### DATA SECTION
***

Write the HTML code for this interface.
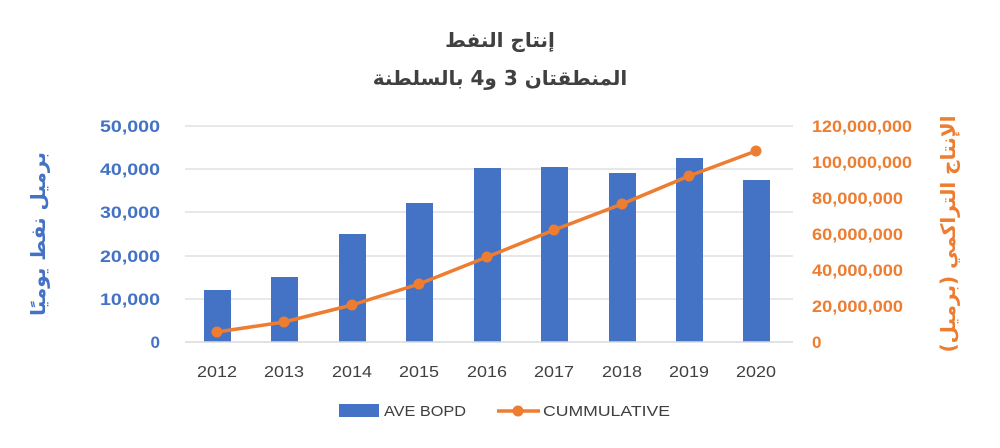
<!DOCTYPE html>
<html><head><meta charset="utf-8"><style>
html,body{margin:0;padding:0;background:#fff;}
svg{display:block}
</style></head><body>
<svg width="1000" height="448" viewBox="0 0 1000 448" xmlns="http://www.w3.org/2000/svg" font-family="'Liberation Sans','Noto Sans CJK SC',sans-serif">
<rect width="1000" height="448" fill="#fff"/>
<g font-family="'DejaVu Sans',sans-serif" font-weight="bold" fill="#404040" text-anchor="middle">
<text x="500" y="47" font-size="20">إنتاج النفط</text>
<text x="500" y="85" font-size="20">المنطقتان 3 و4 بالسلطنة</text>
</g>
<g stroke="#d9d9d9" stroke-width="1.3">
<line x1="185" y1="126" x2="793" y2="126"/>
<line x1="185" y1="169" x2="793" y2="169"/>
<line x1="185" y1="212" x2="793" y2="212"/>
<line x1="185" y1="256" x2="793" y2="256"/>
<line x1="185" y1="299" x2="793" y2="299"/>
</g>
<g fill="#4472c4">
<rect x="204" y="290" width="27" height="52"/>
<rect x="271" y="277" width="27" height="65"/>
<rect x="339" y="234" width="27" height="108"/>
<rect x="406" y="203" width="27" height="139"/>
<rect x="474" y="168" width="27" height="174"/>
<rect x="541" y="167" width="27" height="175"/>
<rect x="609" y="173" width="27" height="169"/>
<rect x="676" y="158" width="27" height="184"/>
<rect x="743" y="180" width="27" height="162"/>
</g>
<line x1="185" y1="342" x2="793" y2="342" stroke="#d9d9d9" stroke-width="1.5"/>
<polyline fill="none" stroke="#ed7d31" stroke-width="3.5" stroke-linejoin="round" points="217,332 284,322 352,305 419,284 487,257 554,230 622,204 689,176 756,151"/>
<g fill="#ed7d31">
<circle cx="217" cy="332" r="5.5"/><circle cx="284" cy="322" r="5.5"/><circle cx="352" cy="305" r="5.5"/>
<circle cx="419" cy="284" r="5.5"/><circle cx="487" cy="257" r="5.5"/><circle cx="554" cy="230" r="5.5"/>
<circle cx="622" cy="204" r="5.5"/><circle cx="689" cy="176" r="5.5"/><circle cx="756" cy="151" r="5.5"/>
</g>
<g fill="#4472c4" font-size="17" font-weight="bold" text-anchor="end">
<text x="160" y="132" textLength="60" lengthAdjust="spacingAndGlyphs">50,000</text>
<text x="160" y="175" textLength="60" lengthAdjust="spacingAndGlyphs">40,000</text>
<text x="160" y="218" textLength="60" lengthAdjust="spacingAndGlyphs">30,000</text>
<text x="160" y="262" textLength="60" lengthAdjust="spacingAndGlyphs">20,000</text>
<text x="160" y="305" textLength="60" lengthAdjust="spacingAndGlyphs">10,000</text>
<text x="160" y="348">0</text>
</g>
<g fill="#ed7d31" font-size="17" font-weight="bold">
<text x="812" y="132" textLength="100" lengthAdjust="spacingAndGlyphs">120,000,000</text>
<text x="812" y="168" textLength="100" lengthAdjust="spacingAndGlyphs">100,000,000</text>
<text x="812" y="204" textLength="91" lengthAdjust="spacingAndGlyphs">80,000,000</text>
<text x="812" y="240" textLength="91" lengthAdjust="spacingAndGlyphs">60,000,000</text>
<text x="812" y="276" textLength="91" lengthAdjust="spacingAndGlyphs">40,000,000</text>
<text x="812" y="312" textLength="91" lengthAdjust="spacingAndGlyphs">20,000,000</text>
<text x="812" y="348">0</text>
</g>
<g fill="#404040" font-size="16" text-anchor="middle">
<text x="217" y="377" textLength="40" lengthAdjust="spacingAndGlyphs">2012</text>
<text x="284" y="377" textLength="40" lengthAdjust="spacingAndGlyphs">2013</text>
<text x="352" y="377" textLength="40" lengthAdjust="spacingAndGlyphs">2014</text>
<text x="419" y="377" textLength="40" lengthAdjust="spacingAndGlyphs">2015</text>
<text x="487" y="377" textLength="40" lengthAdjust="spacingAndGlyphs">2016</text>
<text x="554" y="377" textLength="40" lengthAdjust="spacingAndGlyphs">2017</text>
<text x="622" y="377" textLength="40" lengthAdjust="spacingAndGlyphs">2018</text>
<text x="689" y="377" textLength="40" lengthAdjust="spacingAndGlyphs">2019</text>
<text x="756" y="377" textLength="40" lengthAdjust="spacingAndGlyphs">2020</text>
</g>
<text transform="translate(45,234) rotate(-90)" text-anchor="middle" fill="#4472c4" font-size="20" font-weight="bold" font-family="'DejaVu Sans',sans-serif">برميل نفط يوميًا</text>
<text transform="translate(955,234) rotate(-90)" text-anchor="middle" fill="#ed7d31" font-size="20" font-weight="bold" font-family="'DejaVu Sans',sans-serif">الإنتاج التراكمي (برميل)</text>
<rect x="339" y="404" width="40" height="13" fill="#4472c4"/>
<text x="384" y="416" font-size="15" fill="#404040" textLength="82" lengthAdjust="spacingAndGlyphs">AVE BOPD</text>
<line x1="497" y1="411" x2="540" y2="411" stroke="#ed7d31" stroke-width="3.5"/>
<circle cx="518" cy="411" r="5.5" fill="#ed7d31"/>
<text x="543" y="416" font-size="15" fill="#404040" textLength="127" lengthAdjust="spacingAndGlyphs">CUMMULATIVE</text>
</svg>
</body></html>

***

### SET TASK
Would you return the data exactly as written, without the pictures?

### COMPLETED TASK
Write the HTML code for this interface.
<!DOCTYPE html>
<html><head><meta charset="utf-8"><style>
html,body{margin:0;padding:0;background:#fff;}
svg{display:block}
</style></head><body>
<svg width="1000" height="448" viewBox="0 0 1000 448" xmlns="http://www.w3.org/2000/svg" font-family="'Liberation Sans','Noto Sans CJK SC',sans-serif">
<rect width="1000" height="448" fill="#fff"/>
<g font-family="'DejaVu Sans',sans-serif" font-weight="bold" fill="#404040" text-anchor="middle">
<text x="500" y="47" font-size="20">إنتاج النفط</text>
<text x="500" y="85" font-size="20">المنطقتان 3 و4 بالسلطنة</text>
</g>
<g stroke="#d9d9d9" stroke-width="1.3">
<line x1="185" y1="126" x2="793" y2="126"/>
<line x1="185" y1="169" x2="793" y2="169"/>
<line x1="185" y1="212" x2="793" y2="212"/>
<line x1="185" y1="256" x2="793" y2="256"/>
<line x1="185" y1="299" x2="793" y2="299"/>
</g>
<g fill="#4472c4">
<rect x="204" y="290" width="27" height="52"/>
<rect x="271" y="277" width="27" height="65"/>
<rect x="339" y="234" width="27" height="108"/>
<rect x="406" y="203" width="27" height="139"/>
<rect x="474" y="168" width="27" height="174"/>
<rect x="541" y="167" width="27" height="175"/>
<rect x="609" y="173" width="27" height="169"/>
<rect x="676" y="158" width="27" height="184"/>
<rect x="743" y="180" width="27" height="162"/>
</g>
<line x1="185" y1="342" x2="793" y2="342" stroke="#d9d9d9" stroke-width="1.5"/>
<polyline fill="none" stroke="#ed7d31" stroke-width="3.5" stroke-linejoin="round" points="217,332 284,322 352,305 419,284 487,257 554,230 622,204 689,176 756,151"/>
<g fill="#ed7d31">
<circle cx="217" cy="332" r="5.5"/><circle cx="284" cy="322" r="5.5"/><circle cx="352" cy="305" r="5.5"/>
<circle cx="419" cy="284" r="5.5"/><circle cx="487" cy="257" r="5.5"/><circle cx="554" cy="230" r="5.5"/>
<circle cx="622" cy="204" r="5.5"/><circle cx="689" cy="176" r="5.5"/><circle cx="756" cy="151" r="5.5"/>
</g>
<g fill="#4472c4" font-size="17" font-weight="bold" text-anchor="end">
<text x="160" y="132" textLength="60" lengthAdjust="spacingAndGlyphs">50,000</text>
<text x="160" y="175" textLength="60" lengthAdjust="spacingAndGlyphs">40,000</text>
<text x="160" y="218" textLength="60" lengthAdjust="spacingAndGlyphs">30,000</text>
<text x="160" y="262" textLength="60" lengthAdjust="spacingAndGlyphs">20,000</text>
<text x="160" y="305" textLength="60" lengthAdjust="spacingAndGlyphs">10,000</text>
<text x="160" y="348">0</text>
</g>
<g fill="#ed7d31" font-size="17" font-weight="bold">
<text x="812" y="132" textLength="100" lengthAdjust="spacingAndGlyphs">120,000,000</text>
<text x="812" y="168" textLength="100" lengthAdjust="spacingAndGlyphs">100,000,000</text>
<text x="812" y="204" textLength="91" lengthAdjust="spacingAndGlyphs">80,000,000</text>
<text x="812" y="240" textLength="91" lengthAdjust="spacingAndGlyphs">60,000,000</text>
<text x="812" y="276" textLength="91" lengthAdjust="spacingAndGlyphs">40,000,000</text>
<text x="812" y="312" textLength="91" lengthAdjust="spacingAndGlyphs">20,000,000</text>
<text x="812" y="348">0</text>
</g>
<g fill="#404040" font-size="16" text-anchor="middle">
<text x="217" y="377" textLength="40" lengthAdjust="spacingAndGlyphs">2012</text>
<text x="284" y="377" textLength="40" lengthAdjust="spacingAndGlyphs">2013</text>
<text x="352" y="377" textLength="40" lengthAdjust="spacingAndGlyphs">2014</text>
<text x="419" y="377" textLength="40" lengthAdjust="spacingAndGlyphs">2015</text>
<text x="487" y="377" textLength="40" lengthAdjust="spacingAndGlyphs">2016</text>
<text x="554" y="377" textLength="40" lengthAdjust="spacingAndGlyphs">2017</text>
<text x="622" y="377" textLength="40" lengthAdjust="spacingAndGlyphs">2018</text>
<text x="689" y="377" textLength="40" lengthAdjust="spacingAndGlyphs">2019</text>
<text x="756" y="377" textLength="40" lengthAdjust="spacingAndGlyphs">2020</text>
</g>
<text transform="translate(45,234) rotate(-90)" text-anchor="middle" fill="#4472c4" font-size="20" font-weight="bold" font-family="'DejaVu Sans',sans-serif">برميل نفط يوميًا</text>
<text transform="translate(955,234) rotate(-90)" text-anchor="middle" fill="#ed7d31" font-size="20" font-weight="bold" font-family="'DejaVu Sans',sans-serif">الإنتاج التراكمي (برميل)</text>
<rect x="339" y="404" width="40" height="13" fill="#4472c4"/>
<text x="384" y="416" font-size="15" fill="#404040" textLength="82" lengthAdjust="spacingAndGlyphs">AVE BOPD</text>
<line x1="497" y1="411" x2="540" y2="411" stroke="#ed7d31" stroke-width="3.5"/>
<circle cx="518" cy="411" r="5.5" fill="#ed7d31"/>
<text x="543" y="416" font-size="15" fill="#404040" textLength="127" lengthAdjust="spacingAndGlyphs">CUMMULATIVE</text>
</svg>
</body></html>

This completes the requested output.